---------- RECORDS SUPPLIED

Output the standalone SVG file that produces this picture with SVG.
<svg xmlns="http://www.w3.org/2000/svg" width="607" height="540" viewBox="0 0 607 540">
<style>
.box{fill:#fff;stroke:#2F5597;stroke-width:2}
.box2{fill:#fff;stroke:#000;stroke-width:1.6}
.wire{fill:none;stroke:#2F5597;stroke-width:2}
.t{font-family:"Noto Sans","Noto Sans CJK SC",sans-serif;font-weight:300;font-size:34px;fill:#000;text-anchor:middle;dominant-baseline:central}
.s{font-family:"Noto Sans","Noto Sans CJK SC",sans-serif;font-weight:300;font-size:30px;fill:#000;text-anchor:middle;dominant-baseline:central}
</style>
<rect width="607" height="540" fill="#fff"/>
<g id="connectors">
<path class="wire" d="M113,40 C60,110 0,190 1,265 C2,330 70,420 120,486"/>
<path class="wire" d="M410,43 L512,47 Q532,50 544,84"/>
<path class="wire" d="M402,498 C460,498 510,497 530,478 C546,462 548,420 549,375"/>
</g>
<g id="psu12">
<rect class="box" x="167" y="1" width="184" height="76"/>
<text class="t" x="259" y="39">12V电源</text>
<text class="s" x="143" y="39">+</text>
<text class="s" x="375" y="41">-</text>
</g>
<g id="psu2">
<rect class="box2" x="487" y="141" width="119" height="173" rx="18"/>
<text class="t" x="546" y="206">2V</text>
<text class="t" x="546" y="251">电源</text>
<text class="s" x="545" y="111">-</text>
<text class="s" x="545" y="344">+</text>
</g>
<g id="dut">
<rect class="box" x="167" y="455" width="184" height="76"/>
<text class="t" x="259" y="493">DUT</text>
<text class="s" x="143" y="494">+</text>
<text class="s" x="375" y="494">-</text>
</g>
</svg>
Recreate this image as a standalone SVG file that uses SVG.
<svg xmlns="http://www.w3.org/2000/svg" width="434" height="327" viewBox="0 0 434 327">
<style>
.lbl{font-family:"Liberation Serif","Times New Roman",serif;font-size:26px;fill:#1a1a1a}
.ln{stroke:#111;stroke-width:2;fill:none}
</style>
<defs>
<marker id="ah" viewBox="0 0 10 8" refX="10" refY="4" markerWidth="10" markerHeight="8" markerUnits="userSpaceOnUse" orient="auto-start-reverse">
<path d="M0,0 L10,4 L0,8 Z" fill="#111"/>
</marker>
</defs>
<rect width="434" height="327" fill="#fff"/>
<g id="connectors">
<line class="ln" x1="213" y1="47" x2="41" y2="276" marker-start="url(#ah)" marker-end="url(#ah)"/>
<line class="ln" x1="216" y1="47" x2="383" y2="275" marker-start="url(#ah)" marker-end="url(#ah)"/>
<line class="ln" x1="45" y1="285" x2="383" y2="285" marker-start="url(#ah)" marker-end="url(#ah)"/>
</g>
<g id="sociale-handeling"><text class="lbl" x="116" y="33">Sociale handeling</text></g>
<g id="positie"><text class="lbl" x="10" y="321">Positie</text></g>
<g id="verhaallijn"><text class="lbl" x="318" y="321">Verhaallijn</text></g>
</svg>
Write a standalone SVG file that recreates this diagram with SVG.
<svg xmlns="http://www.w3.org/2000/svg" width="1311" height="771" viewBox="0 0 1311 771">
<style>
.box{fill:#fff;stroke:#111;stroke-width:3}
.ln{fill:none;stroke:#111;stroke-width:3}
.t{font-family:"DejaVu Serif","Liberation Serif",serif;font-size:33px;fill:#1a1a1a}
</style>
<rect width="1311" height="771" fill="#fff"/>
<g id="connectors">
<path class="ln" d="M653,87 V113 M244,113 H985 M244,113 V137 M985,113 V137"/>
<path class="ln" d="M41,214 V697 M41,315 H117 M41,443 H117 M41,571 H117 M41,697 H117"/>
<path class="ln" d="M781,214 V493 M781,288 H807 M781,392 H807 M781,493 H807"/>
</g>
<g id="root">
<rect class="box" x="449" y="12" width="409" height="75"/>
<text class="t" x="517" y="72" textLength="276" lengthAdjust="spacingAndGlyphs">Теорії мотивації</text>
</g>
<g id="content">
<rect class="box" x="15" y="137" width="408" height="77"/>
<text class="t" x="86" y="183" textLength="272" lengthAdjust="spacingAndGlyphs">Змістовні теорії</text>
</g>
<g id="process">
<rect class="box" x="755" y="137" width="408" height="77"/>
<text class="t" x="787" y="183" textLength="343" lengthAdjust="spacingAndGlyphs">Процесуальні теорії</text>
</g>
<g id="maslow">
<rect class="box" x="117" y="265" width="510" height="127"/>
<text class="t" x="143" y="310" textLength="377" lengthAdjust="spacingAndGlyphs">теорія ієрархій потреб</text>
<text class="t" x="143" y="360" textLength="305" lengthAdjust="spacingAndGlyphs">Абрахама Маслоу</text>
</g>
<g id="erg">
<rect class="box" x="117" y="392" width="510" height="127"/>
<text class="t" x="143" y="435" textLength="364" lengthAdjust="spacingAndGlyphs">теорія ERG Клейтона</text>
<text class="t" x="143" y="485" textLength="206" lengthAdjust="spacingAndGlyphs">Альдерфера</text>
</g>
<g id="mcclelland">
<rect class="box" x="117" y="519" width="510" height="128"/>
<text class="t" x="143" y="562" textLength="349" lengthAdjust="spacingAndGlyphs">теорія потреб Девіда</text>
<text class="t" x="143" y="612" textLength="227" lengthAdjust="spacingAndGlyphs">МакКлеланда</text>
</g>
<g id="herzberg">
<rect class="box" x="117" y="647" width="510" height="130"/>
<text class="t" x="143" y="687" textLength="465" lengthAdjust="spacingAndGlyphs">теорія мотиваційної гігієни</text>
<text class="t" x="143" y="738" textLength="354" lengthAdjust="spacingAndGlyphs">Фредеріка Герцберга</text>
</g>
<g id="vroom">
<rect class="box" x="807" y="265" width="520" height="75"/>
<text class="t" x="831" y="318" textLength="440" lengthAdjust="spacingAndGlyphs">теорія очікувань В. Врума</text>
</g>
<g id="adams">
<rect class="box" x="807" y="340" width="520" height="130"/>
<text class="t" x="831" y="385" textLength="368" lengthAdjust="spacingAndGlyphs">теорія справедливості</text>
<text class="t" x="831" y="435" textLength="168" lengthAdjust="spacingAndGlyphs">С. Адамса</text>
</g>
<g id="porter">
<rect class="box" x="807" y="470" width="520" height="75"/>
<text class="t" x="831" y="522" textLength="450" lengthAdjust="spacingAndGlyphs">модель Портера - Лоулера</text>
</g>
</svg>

--------------------

**DIRECTION**
Recopy the entries above exactly, with every line included.

**WRITTEN RESPONSE**
Output the standalone SVG file that produces this picture with SVG.
<svg xmlns="http://www.w3.org/2000/svg" width="607" height="540" viewBox="0 0 607 540">
<style>
.box{fill:#fff;stroke:#2F5597;stroke-width:2}
.box2{fill:#fff;stroke:#000;stroke-width:1.6}
.wire{fill:none;stroke:#2F5597;stroke-width:2}
.t{font-family:"Noto Sans","Noto Sans CJK SC",sans-serif;font-weight:300;font-size:34px;fill:#000;text-anchor:middle;dominant-baseline:central}
.s{font-family:"Noto Sans","Noto Sans CJK SC",sans-serif;font-weight:300;font-size:30px;fill:#000;text-anchor:middle;dominant-baseline:central}
</style>
<rect width="607" height="540" fill="#fff"/>
<g id="connectors">
<path class="wire" d="M113,40 C60,110 0,190 1,265 C2,330 70,420 120,486"/>
<path class="wire" d="M410,43 L512,47 Q532,50 544,84"/>
<path class="wire" d="M402,498 C460,498 510,497 530,478 C546,462 548,420 549,375"/>
</g>
<g id="psu12">
<rect class="box" x="167" y="1" width="184" height="76"/>
<text class="t" x="259" y="39">12V电源</text>
<text class="s" x="143" y="39">+</text>
<text class="s" x="375" y="41">-</text>
</g>
<g id="psu2">
<rect class="box2" x="487" y="141" width="119" height="173" rx="18"/>
<text class="t" x="546" y="206">2V</text>
<text class="t" x="546" y="251">电源</text>
<text class="s" x="545" y="111">-</text>
<text class="s" x="545" y="344">+</text>
</g>
<g id="dut">
<rect class="box" x="167" y="455" width="184" height="76"/>
<text class="t" x="259" y="493">DUT</text>
<text class="s" x="143" y="494">+</text>
<text class="s" x="375" y="494">-</text>
</g>
</svg>
Recreate this image as a standalone SVG file that uses SVG.
<svg xmlns="http://www.w3.org/2000/svg" width="434" height="327" viewBox="0 0 434 327">
<style>
.lbl{font-family:"Liberation Serif","Times New Roman",serif;font-size:26px;fill:#1a1a1a}
.ln{stroke:#111;stroke-width:2;fill:none}
</style>
<defs>
<marker id="ah" viewBox="0 0 10 8" refX="10" refY="4" markerWidth="10" markerHeight="8" markerUnits="userSpaceOnUse" orient="auto-start-reverse">
<path d="M0,0 L10,4 L0,8 Z" fill="#111"/>
</marker>
</defs>
<rect width="434" height="327" fill="#fff"/>
<g id="connectors">
<line class="ln" x1="213" y1="47" x2="41" y2="276" marker-start="url(#ah)" marker-end="url(#ah)"/>
<line class="ln" x1="216" y1="47" x2="383" y2="275" marker-start="url(#ah)" marker-end="url(#ah)"/>
<line class="ln" x1="45" y1="285" x2="383" y2="285" marker-start="url(#ah)" marker-end="url(#ah)"/>
</g>
<g id="sociale-handeling"><text class="lbl" x="116" y="33">Sociale handeling</text></g>
<g id="positie"><text class="lbl" x="10" y="321">Positie</text></g>
<g id="verhaallijn"><text class="lbl" x="318" y="321">Verhaallijn</text></g>
</svg>
Write a standalone SVG file that recreates this diagram with SVG.
<svg xmlns="http://www.w3.org/2000/svg" width="1311" height="771" viewBox="0 0 1311 771">
<style>
.box{fill:#fff;stroke:#111;stroke-width:3}
.ln{fill:none;stroke:#111;stroke-width:3}
.t{font-family:"DejaVu Serif","Liberation Serif",serif;font-size:33px;fill:#1a1a1a}
</style>
<rect width="1311" height="771" fill="#fff"/>
<g id="connectors">
<path class="ln" d="M653,87 V113 M244,113 H985 M244,113 V137 M985,113 V137"/>
<path class="ln" d="M41,214 V697 M41,315 H117 M41,443 H117 M41,571 H117 M41,697 H117"/>
<path class="ln" d="M781,214 V493 M781,288 H807 M781,392 H807 M781,493 H807"/>
</g>
<g id="root">
<rect class="box" x="449" y="12" width="409" height="75"/>
<text class="t" x="517" y="72" textLength="276" lengthAdjust="spacingAndGlyphs">Теорії мотивації</text>
</g>
<g id="content">
<rect class="box" x="15" y="137" width="408" height="77"/>
<text class="t" x="86" y="183" textLength="272" lengthAdjust="spacingAndGlyphs">Змістовні теорії</text>
</g>
<g id="process">
<rect class="box" x="755" y="137" width="408" height="77"/>
<text class="t" x="787" y="183" textLength="343" lengthAdjust="spacingAndGlyphs">Процесуальні теорії</text>
</g>
<g id="maslow">
<rect class="box" x="117" y="265" width="510" height="127"/>
<text class="t" x="143" y="310" textLength="377" lengthAdjust="spacingAndGlyphs">теорія ієрархій потреб</text>
<text class="t" x="143" y="360" textLength="305" lengthAdjust="spacingAndGlyphs">Абрахама Маслоу</text>
</g>
<g id="erg">
<rect class="box" x="117" y="392" width="510" height="127"/>
<text class="t" x="143" y="435" textLength="364" lengthAdjust="spacingAndGlyphs">теорія ERG Клейтона</text>
<text class="t" x="143" y="485" textLength="206" lengthAdjust="spacingAndGlyphs">Альдерфера</text>
</g>
<g id="mcclelland">
<rect class="box" x="117" y="519" width="510" height="128"/>
<text class="t" x="143" y="562" textLength="349" lengthAdjust="spacingAndGlyphs">теорія потреб Девіда</text>
<text class="t" x="143" y="612" textLength="227" lengthAdjust="spacingAndGlyphs">МакКлеланда</text>
</g>
<g id="herzberg">
<rect class="box" x="117" y="647" width="510" height="130"/>
<text class="t" x="143" y="687" textLength="465" lengthAdjust="spacingAndGlyphs">теорія мотиваційної гігієни</text>
<text class="t" x="143" y="738" textLength="354" lengthAdjust="spacingAndGlyphs">Фредеріка Герцберга</text>
</g>
<g id="vroom">
<rect class="box" x="807" y="265" width="520" height="75"/>
<text class="t" x="831" y="318" textLength="440" lengthAdjust="spacingAndGlyphs">теорія очікувань В. Врума</text>
</g>
<g id="adams">
<rect class="box" x="807" y="340" width="520" height="130"/>
<text class="t" x="831" y="385" textLength="368" lengthAdjust="spacingAndGlyphs">теорія справедливості</text>
<text class="t" x="831" y="435" textLength="168" lengthAdjust="spacingAndGlyphs">С. Адамса</text>
</g>
<g id="porter">
<rect class="box" x="807" y="470" width="520" height="75"/>
<text class="t" x="831" y="522" textLength="450" lengthAdjust="spacingAndGlyphs">модель Портера - Лоулера</text>
</g>
</svg>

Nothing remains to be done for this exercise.